Later he put a turbo on it that had a Bendix carb.....justa hint closer in the HD direction.

He's got lottsa HD's now.


Post Wed Jun 12, 2002 5:08 am

Posts: 1038
Location: Ojo Caliente,NM,USA
Whether I wave or not depends on what the voices say! Right now they say to stay home and clean the guns.
Dusty Dave

Post Wed Jun 12, 2002 2:36 pm

Posts: 233
Location: Richmond Va
Cotten......Do you have an old sporty that you need to clear out of your horde?
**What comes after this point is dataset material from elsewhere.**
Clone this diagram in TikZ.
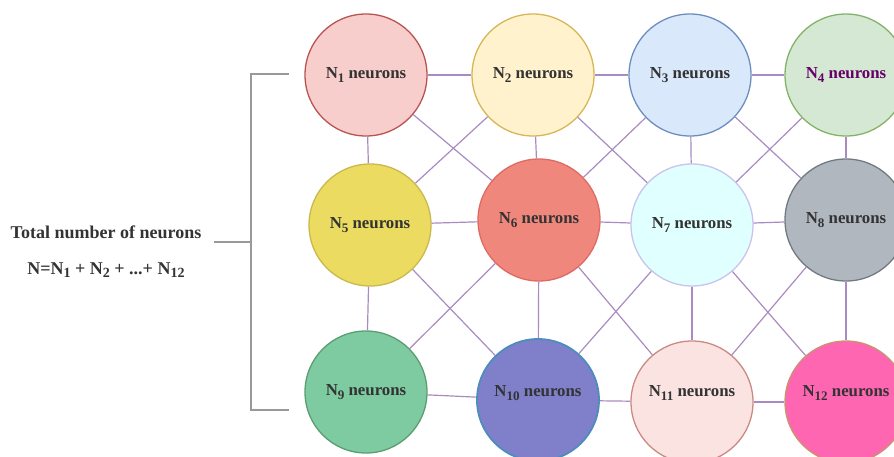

Post Wed Jun 12, 2002 5:22 pm

Posts: 950
Location: Paris ::: France

Did I mention that I love Sportsters and ride the hell out my 1988 dirt track looking one when everything else has broke down?

Eric :: Knk45
A state of the art power quest

Post Sat Jun 15, 2002 11:44 pm

Posts: 80
Location: Pensacola, FL, USA
How can I not put some input into this subject? As a Britisher, (Englander for the less informed) I have riden just about everything on the road, starting with my dads vincent when I when 10 year old. I have ridden bikes you probably haven,t even heard of...Garelli...Velocette...Atlas and others in places your wouldn't believe... Across the Sahara for instance!!!. My take is respect and help everyone on 2 and sometimes 3 wheels....we are a breed apart... if they don't return a wave.....screw em.... I have been helped to repair (on the side of the road) a kawa triple by a harley rider and a harley by a honda rider. Its attitude not bike that makes the difference.

Post Sun Jun 16, 2002 1:18 pm

Posts: 67
Location: Australia
don't matter what they ride it's the how & why that's important! respect the men who don't buy it ready made & all the yuppieglide bullshit! respect those who've done the hard miles & the good times! They're the ones who you can see eye to eye with, who know why you're crazy risking life & limb, harrassment, the cold & the rain. cause they do too!you can't buy that!

(O.K. double respect for those who ride & maintain old american iron! there I said it!)